Sob a idealidade constitucional dos princípios globais e das cláusulas pétreas da Carta Política de 1988, o povo é definido como a fonte do poder do Estado, não em um aspecto de legitimação dos interesses liberais, mas com o substancial exercício da soberania popular por meio de uma cidadania ativa. A CF/88 conferiu retorno político-jurídico ao indivíduo, nos moldes republicanos, com amplo acesso aos cargos públicos, câmaras de deliberação e com representatividade das minorias e de todas as características que conformam a sociedade plural, e de forma igualitária. Destacamos posição ao definir constitucionalmente a “desconcentração” do Poder Político – além da descentralização administrativa –, muito embora, não tenhamos avançado, como poderíamos, em termos da amplitude aposta na forma do Estado Pluriétnico.

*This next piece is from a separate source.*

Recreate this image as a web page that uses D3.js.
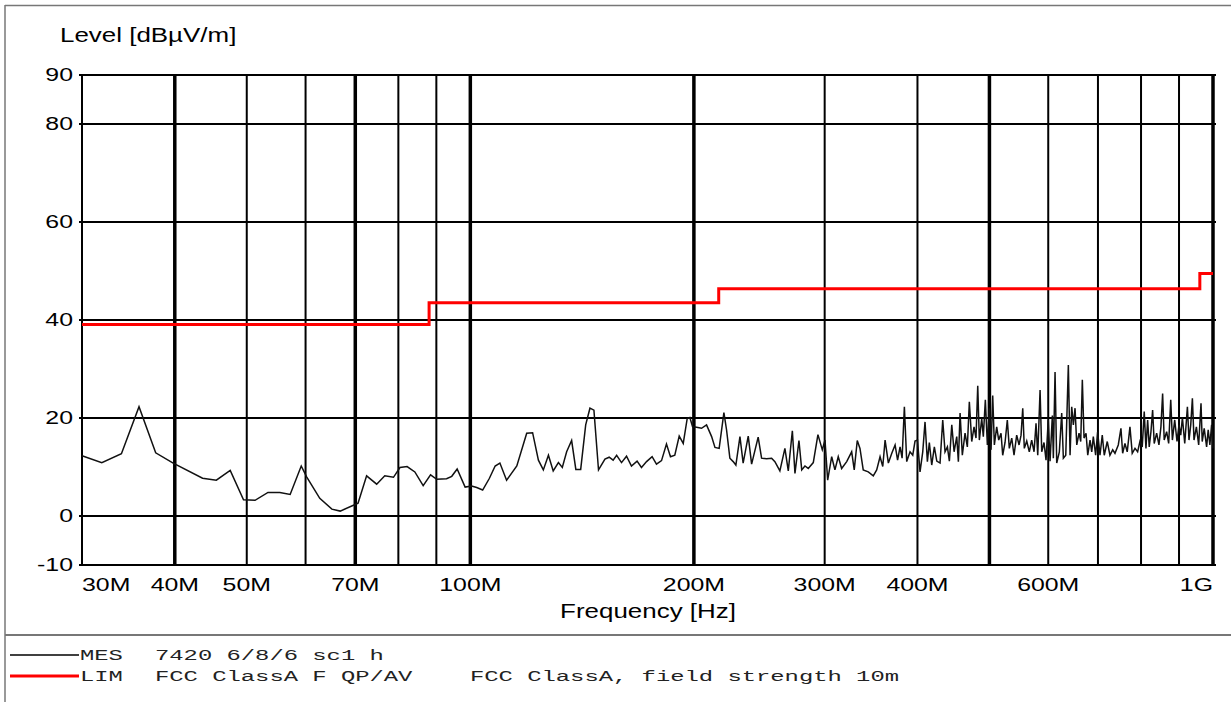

De todo modo, como temos na Carta Política de 1988, a organização do poder, enquanto se reflete na estrutura do Estado, deve estar intimamente ligada ao aspecto de eficiência na solução das demandas sociais, conferindo meios de realização do Estado Democrático de Direito Social e inclinada à preservação das múltiplas visões de mundo inseridas no pluralismo político.

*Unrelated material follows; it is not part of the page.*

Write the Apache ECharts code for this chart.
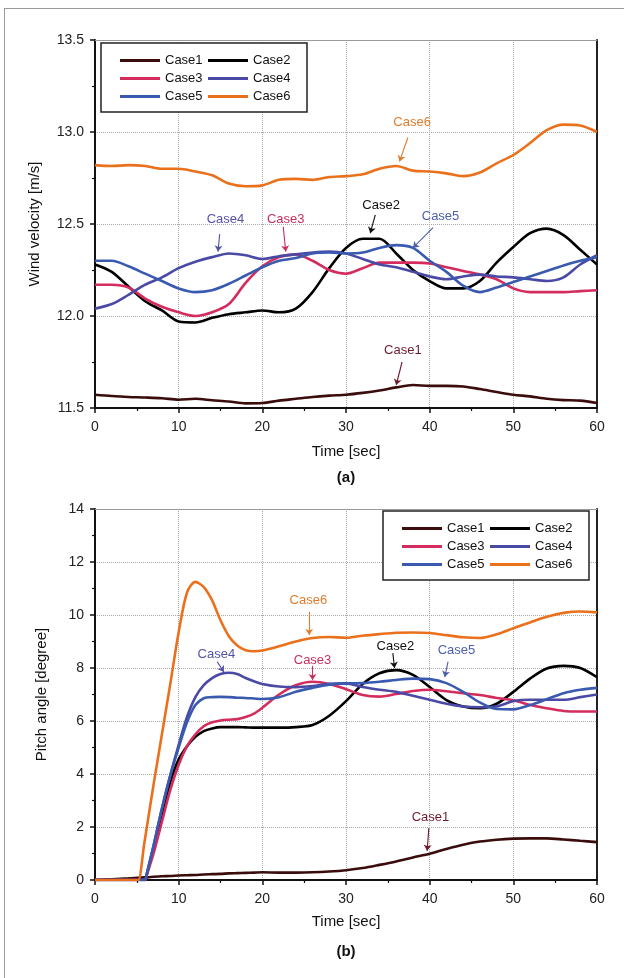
<!DOCTYPE html>
<html>
<head>
<meta charset="utf-8">
<script src="https://cdn.jsdelivr.net/npm/echarts/dist/echarts.min.js"></script>
<style>
  html, body { margin: 0; padding: 0; background: #ffffff; }
  #chart { width: 624px; height: 978px; }
</style>
</head>
<body>
<div id="chart"></div>
<script>
// ---- (a) wind velocity [m/s] ----
const windTime = [0, 2, 4, 6, 8, 10, 12, 14, 16, 18, 20, 22, 24, 26, 28, 30,
                  32, 34, 36, 38, 40, 42, 44, 46, 48, 50, 52, 54, 56, 58, 60];
const windCase1 = [11.572, 11.565, 11.560, 11.557, 11.553, 11.545, 11.550, 11.542, 11.535, 11.525, 11.527,
                   11.540, 11.550, 11.560, 11.567, 11.572, 11.582, 11.595, 11.612, 11.625, 11.620,
                   11.620, 11.617, 11.603, 11.587, 11.572, 11.563, 11.550, 11.543, 11.540, 11.527];
const windCase2 = [12.28, 12.24, 12.16, 12.08, 12.03, 11.97, 11.965, 11.99, 12.01, 12.02, 12.03,
                   12.02, 12.04, 12.13, 12.26, 12.37, 12.42, 12.42, 12.34, 12.25, 12.19,
                   12.15, 12.15, 12.19, 12.29, 12.375, 12.45, 12.475, 12.44, 12.36, 12.28];
const windCase3 = [12.17, 12.17, 12.155, 12.095, 12.05, 12.02, 12.00, 12.02, 12.065, 12.18, 12.27,
                   12.32, 12.335, 12.30, 12.25, 12.23, 12.26, 12.29, 12.29, 12.29, 12.285,
                   12.265, 12.245, 12.225, 12.20, 12.15, 12.13, 12.13, 12.13, 12.135, 12.14];
const windCase4 = [12.04, 12.065, 12.115, 12.17, 12.21, 12.26, 12.295, 12.32, 12.34, 12.33, 12.31,
                   12.325, 12.335, 12.345, 12.35, 12.34, 12.31, 12.28, 12.265, 12.24, 12.215,
                   12.20, 12.215, 12.225, 12.215, 12.21, 12.20, 12.19, 12.21, 12.28, 12.33];
const windCase5 = [12.30, 12.30, 12.27, 12.23, 12.19, 12.15, 12.13, 12.14, 12.175, 12.22, 12.265,
                   12.30, 12.315, 12.34, 12.345, 12.34, 12.345, 12.37, 12.385, 12.37, 12.30,
                   12.24, 12.165, 12.13, 12.155, 12.185, 12.215, 12.245, 12.275, 12.30, 12.32];
const windCase6 = [12.82, 12.815, 12.82, 12.815, 12.80, 12.80, 12.785, 12.765, 12.72, 12.705, 12.71,
                   12.74, 12.745, 12.74, 12.755, 12.76, 12.77, 12.80, 12.815, 12.79, 12.785,
                   12.775, 12.76, 12.78, 12.83, 12.875, 12.94, 13.01, 13.04, 13.035, 13.00];

// ---- (b) pitch angle [degree] ----
const pitchTime = [0, 2, 4, 5, 5.1, 5.2, 5.9, 6, 6.2, 7, 8, 9, 10, 11, 12, 13, 14, 15, 16, 17, 18, 19, 20,
                   22, 24, 26, 28, 30, 32, 34, 36, 38, 40, 42, 44, 46, 48, 50, 52, 54, 56, 58, 60];
const pitchCase1 = [0, 0.03, 0.06, 0.08, 0.08, 0.08, 0.10, 0.10, 0.10, 0.12, 0.14, 0.15, 0.17, 0.18, 0.19,
                    0.21, 0.22, 0.23, 0.25, 0.26, 0.27, 0.28, 0.29, 0.28, 0.28, 0.29, 0.32, 0.37, 0.45,
                    0.57, 0.70, 0.85, 0.99, 1.17, 1.33, 1.45, 1.52, 1.56, 1.57, 1.57, 1.53, 1.48, 1.43];
const pitchCase2 = [0, 0, 0, 0, 0, 0, 0, 0, 0.2, 1.2, 2.5, 3.7, 4.55, 5.05, 5.4, 5.62, 5.72, 5.77, 5.77,
                    5.77, 5.76, 5.75, 5.75, 5.75, 5.77, 5.85, 6.2, 6.75, 7.4, 7.8, 7.92, 7.74, 7.28,
                    6.79, 6.55, 6.48, 6.65, 7.1, 7.6, 7.98, 8.08, 8.0, 7.65];
const pitchCase3 = [0, 0, 0, 0, 0, 0, 0, 0, 0.2, 1.0, 2.2, 3.4, 4.35, 5.05, 5.5, 5.8, 5.95, 6.02, 6.05,
                    6.07, 6.15, 6.28, 6.5, 7.0, 7.35, 7.48, 7.4, 7.2, 6.98, 6.92, 7.02, 7.13, 7.18,
                    7.12, 7.05, 6.98, 6.87, 6.78, 6.6, 6.48, 6.38, 6.36, 6.36];
const pitchCase4 = [0, 0, 0, 0, 0, 0, 0, 0, 0.25, 1.3, 2.7, 3.95, 5.1, 6.15, 6.9, 7.35, 7.62, 7.77, 7.82,
                    7.77, 7.62, 7.5, 7.4, 7.3, 7.28, 7.32, 7.4, 7.42, 7.28, 7.18, 7.1, 6.95, 6.8,
                    6.65, 6.55, 6.52, 6.55, 6.75, 6.8, 6.8, 6.8, 6.9, 7.0];
const pitchCase5 = [0, 0, 0, 0, 0, 0, 0, 0, 0.25, 1.3, 2.7, 3.95, 5.0, 5.95, 6.6, 6.86, 6.9, 6.91, 6.9,
                    6.88, 6.87, 6.85, 6.83, 6.9, 7.1, 7.25, 7.37, 7.42, 7.43, 7.48, 7.55, 7.6, 7.58,
                    7.43, 7.1, 6.7, 6.45, 6.44, 6.6, 6.82, 7.05, 7.18, 7.25];
const pitchCase6 = [0, 0, 0, 0, 0, 0, 1.4, 1.6, 2.0, 3.6, 5.5, 7.4, 9.35, 10.85, 11.25, 11.05, 10.55, 9.8,
                    9.2, 8.85, 8.67, 8.63, 8.66, 8.82, 9.0, 9.13, 9.17, 9.14, 9.22, 9.28, 9.33, 9.34,
                    9.32, 9.24, 9.16, 9.13, 9.27, 9.5, 9.72, 9.93, 10.08, 10.13, 10.1];

const caseNames = ['Case1', 'Case2', 'Case3', 'Case4', 'Case5', 'Case6'];
const lineColors = ['#3a0c0c', '#000000', '#d42c5c', '#4a4aa6', '#3a5ab0', '#ea701c'];
const noteColors = ['#6e1a2c', '#111111', '#c8305e', '#5252a8', '#4c5eac', '#e07c2c'];

// Callout labels: text position, arrow tail, arrow head (data coordinates)
const windNotes = [
  { name: 'Case6', text: [37.9, 13.05], from: [37.4, 12.97], to: [36.4, 12.84] },
  { name: 'Case2', text: [34.2, 12.60], from: [33.5, 12.55], to: [32.9, 12.45] },
  { name: 'Case5', text: [41.3, 12.54], from: [40.4, 12.48], to: [38.0, 12.37] },
  { name: 'Case4', text: [15.6, 12.525], from: [14.9, 12.445], to: [14.7, 12.35] },
  { name: 'Case3', text: [22.8, 12.525], from: [22.5, 12.485], to: [22.8, 12.35] },
  { name: 'Case1', text: [36.8, 11.815], from: [36.7, 11.75], to: [36.0, 11.625] }
];
const pitchNotes = [
  { name: 'Case6', text: [25.5, 10.54], from: [25.6, 10.12], to: [25.6, 9.25] },
  { name: 'Case4', text: [14.5, 8.53], from: [14.6, 8.24], to: [15.4, 7.85] },
  { name: 'Case3', text: [26.0, 8.30], from: [26.0, 8.08], to: [26.0, 7.55] },
  { name: 'Case2', text: [35.9, 8.80], from: [35.6, 8.56], to: [35.8, 8.0] },
  { name: 'Case5', text: [43.2, 8.68], from: [42.2, 8.24], to: [41.8, 7.66] },
  { name: 'Case1', text: [40.1, 2.38], from: [39.9, 1.96], to: [39.7, 1.1] }
];

const windSeries = [windCase1, windCase2, windCase3, windCase4, windCase5, windCase6];
const pitchSeries = [pitchCase1, pitchCase2, pitchCase3, pitchCase4, pitchCase5, pitchCase6];

const FONT = 'Liberation Sans, Arial, sans-serif';

function buildSeries(times, values, notes, xIdx, yIdx) {
  return caseNames.map((name, k) => {
    const note = notes.find(n => n.name === name);
    const c = noteColors[k];
    return {
      name: name,
      type: 'line',
      xAxisIndex: xIdx,
      yAxisIndex: yIdx,
      data: times.map((t, i) => [t, values[k][i]]),
      showSymbol: false,
      smooth: 0.3,
      lineStyle: { color: lineColors[k], width: 2.6 },
      itemStyle: { color: lineColors[k] },
      z: 2 + k,
      silent: true,
      markPoint: note ? {
        silent: true,
        symbol: 'rect',
        symbolSize: 1,
        itemStyle: { color: 'rgba(0,0,0,0)' },
        label: {
          show: true, position: 'inside', formatter: name,
          color: c, fontFamily: FONT, fontSize: 13
        },
        data: [{ coord: note.text }]
      } : undefined,
      markLine: note ? {
        silent: true,
        symbol: ['none', 'arrow'],
        symbolSize: 6,
        lineStyle: { color: c, width: 1.1, type: 'solid' },
        label: { show: false },
        data: [[{ coord: note.from }, { coord: note.to }]]
      } : undefined
    };
  });
}

function valueXAxis(gridIndex) {
  return {
    type: 'value', gridIndex: gridIndex, min: 0, max: 60, interval: 10,
    name: 'Time [sec]', nameLocation: 'middle', nameGap: gridIndex === 0 ? 36 : 34,
    nameTextStyle: { fontFamily: FONT, fontSize: 15, color: '#111' },
    axisLine: { show: true, onZero: false, lineStyle: { color: '#111', width: 2 } },
    axisTick: { show: true, inside: false, length: 5, lineStyle: { color: '#111', width: 1.5 } },
    minorTick: { show: true, splitNumber: 2, length: 3, lineStyle: { color: '#111', width: 1.2 } },
    axisLabel: { margin: 12, fontFamily: FONT, fontSize: 14, color: '#222' },
    splitLine: { show: true, lineStyle: { color: '#a8a8a8', width: 1, type: 'dotted' } }
  };
}
function borderXAxis(gridIndex) {
  return {
    type: 'value', gridIndex: gridIndex, position: 'top', min: 0, max: 60,
    axisLine: { show: true, onZero: false, lineStyle: { color: '#9a9a9a', width: 1 } },
    axisTick: { show: false }, axisLabel: { show: false }, splitLine: { show: false }
  };
}
function borderYAxis(gridIndex, min, max) {
  return {
    type: 'value', gridIndex: gridIndex, position: 'right', min: min, max: max,
    axisLine: { show: true, onZero: false, lineStyle: { color: '#222', width: 2 } },
    axisTick: { show: false }, axisLabel: { show: false }, splitLine: { show: false }
  };
}

function legendFor(left, top) {
  return {
    left: left, top: top, width: 182,
    orient: 'horizontal',
    data: caseNames,
    icon: 'rect', itemWidth: 40, itemHeight: 3, itemGap: 3,
    padding: [10, 14, 8, 19],
    borderColor: '#222', borderWidth: 1.5,
    backgroundColor: '#ffffff',
    selectedMode: false,
    textStyle: { fontFamily: FONT, fontSize: 13, color: '#111', width: 40, lineHeight: 15 }
  };
}

const chart = echarts.init(document.getElementById('chart'), null, { renderer: 'canvas' });

chart.setOption({
  animation: false,
  backgroundColor: '#ffffff',
  grid: [
    { left: 95, width: 502, top: 40, height: 368 },
    { left: 95, width: 502, top: 509, height: 371 }
  ],
  xAxis: [valueXAxis(0), borderXAxis(0), valueXAxis(1), borderXAxis(1)],
  yAxis: [
    {
      type: 'value', gridIndex: 0, min: 11.5, max: 13.5, interval: 0.5,
      name: 'Wind velocity [m/s]', nameLocation: 'middle', nameGap: 53,
      nameTextStyle: { fontFamily: FONT, fontSize: 15, color: '#111' },
      axisLine: { show: true, onZero: false, lineStyle: { color: '#111', width: 2 } },
      axisTick: { show: true, inside: false, length: 5, lineStyle: { color: '#111', width: 1.5 } },
      minorTick: { show: true, splitNumber: 2, length: 3, lineStyle: { color: '#111', width: 1.2 } },
      axisLabel: { margin: 11, fontFamily: FONT, fontSize: 14, color: '#222',
                   formatter: v => v.toFixed(1) },
      splitLine: { show: true, lineStyle: { color: '#a8a8a8', width: 1, type: 'dotted' } }
    },
    borderYAxis(0, 11.5, 13.5),
    {
      type: 'value', gridIndex: 1, min: 0, max: 14, interval: 2,
      name: 'Pitch angle [degree]', nameLocation: 'middle', nameGap: 46,
      nameTextStyle: { fontFamily: FONT, fontSize: 15, color: '#111' },
      axisLine: { show: true, onZero: false, lineStyle: { color: '#111', width: 2 } },
      axisTick: { show: true, inside: false, length: 5, lineStyle: { color: '#111', width: 1.5 } },
      minorTick: { show: true, splitNumber: 2, length: 3, lineStyle: { color: '#111', width: 1.2 } },
      axisLabel: { margin: 11, fontFamily: FONT, fontSize: 14, color: '#222' },
      splitLine: { show: true, lineStyle: { color: '#a8a8a8', width: 1, type: 'dotted' } }
    },
    borderYAxis(1, 0, 14)
  ],
  legend: [legendFor(101, 43), legendFor(383, 511)],
  graphic: [
    { type: 'line', shape: { x1: 4.5, y1: 8, x2: 4.5, y2: 978 }, style: { stroke: '#9a9a9a', lineWidth: 1 } },
    { type: 'line', shape: { x1: 4, y1: 8.5, x2: 624, y2: 8.5 }, style: { stroke: '#9a9a9a', lineWidth: 1 } },
    { type: 'text', x: 346, y: 478, style: { text: '(a)', fontFamily: FONT, fontSize: 15, fontWeight: 'bold',
      fill: '#111', textAlign: 'center', textVerticalAlign: 'middle' } },
    { type: 'text', x: 346, y: 952, style: { text: '(b)', fontFamily: FONT, fontSize: 15, fontWeight: 'bold',
      fill: '#111', textAlign: 'center', textVerticalAlign: 'middle' } }
  ],
  series: [
    ...buildSeries(windTime, windSeries, windNotes, 0, 0),
    ...buildSeries(pitchTime, pitchSeries, pitchNotes, 2, 2)
  ]
});
</script>
</body>
</html>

Desta forma, a partir da organização do poder político, a partir do reconhecimento da democracia como uma força normativa que atua dentro da organização do Estado, é possível o cumprimento de todas as promessas constitucionais, com uma considerável abertura para a participação popular nas questões sociais. Ao mesmo tempo que a Modernidade Tardia é palco de complexas questões de desigualdade social, pode ter nestas diferentes experiências as soluções necessárias ao alcance do Estado Material de Direito, em que fosse plena realidade tanto a Força Normativa da Constituição, quanto a Força Normativa da Democracia Constitucional.